Philley also has the major league record for most at-bats in an 18-inning double-header – 13 in 1951.

 

After ending his career with Boston in 1962, he tried his hand at managing. He was with the Modesto Colts in 1963, the Statesville Colts for part of 1964, the Cocoa Coplts later in 1964, and the Durham Bulls in 1965 — all with the Houston Astros organization, or the Houston Colt .45′s as they were known in their early years.

 

Asked one season about his work with 22 rookies in the Florida Rookie League wearing the Houston Colt .45′s label, Philley said: “You have to be father, mother, brother and sister. But I like to work with them.”

 

After leaving the Houston Astros organization, he managed one year in the Red Sox chain with the Waterloo Hawks.

 

Burial will be at 11:30 a.m. Monday at Evergreen Cemetery in Paris, followed by a memorial service at 1 p.m. at the First Baptist Church of Paris, where he was a longtime member. Following the memorial service, the family will receive friends in the foyer of the church. Fry & Gibbs Funeral Home has charge of the arrangements.

 

Philley is survived by two sons, Bill Philley and wife, LaQuita of Colorado Springs, Colo., and Paul Philley and wife, Donna of Elkhart, Texas; four grandchildren, Rebecca, Sarah, Anna, and David; and four great-grandchildren, Judd, Addison, David Louis, and Jonathan Patrick. He was preceded in death by wife, who died on Aug. 20, 2008; his parents and two brothers, Frank Philley and Noel Philley.

 

Honorary pallbearers are Reggie Hodges, Jimmy Hodges, Steve Reagan, and Jimmy Skelly

 

News of Philley’s death circulated Friday on Facebook.

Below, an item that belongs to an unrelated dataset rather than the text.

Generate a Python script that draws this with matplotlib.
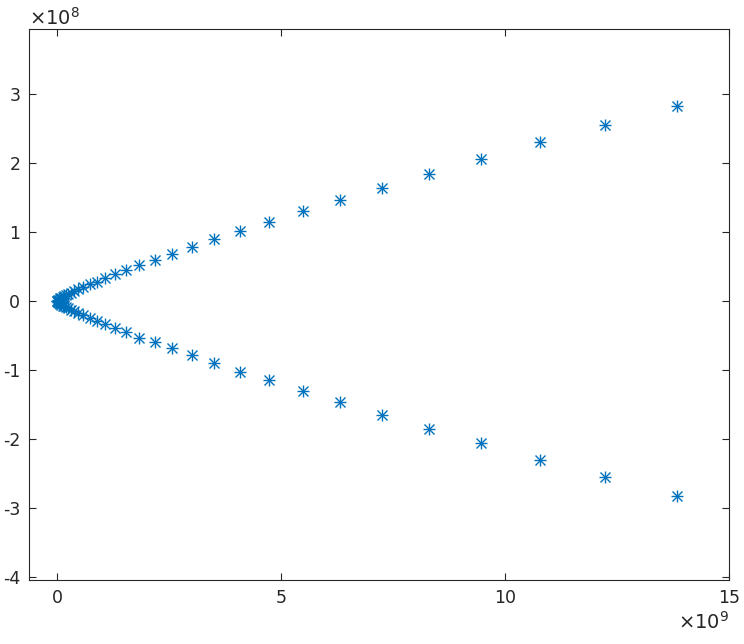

Friends in Paris, who knew him for his life after baseball, posted their thoughts.

 

Peggy Iglehart: “I will miss seeing him at church and the hug I always got.”

 

Bill Cathey: “He was a neat guy. I have a ’57 card that he autographed for me. His house looked like a museum. He had his Orioles uniform and a team pic of the (American League champion) ’54 Indians signed by all the players.”

 

Carol Allen King: “I always enjoyed seeing his smile.”

 

Linda Flanary: “He was a one-of-a-kind super special guy, and I will miss him. He gave me an autographed baseball picture of him many years ago, and I treasure it.”

 

Jon McFadden: “This will make Sundays different. Seeing him at the front door was just about as likely as seeing the stained glass of Jesus over the baptistry. You just knew they would both be there.”

 

Dottie Billman: “One-of-a-kind, old-time baseball player. He played for so many teams and was a scout for years. He was a funny old guy. We will miss him.”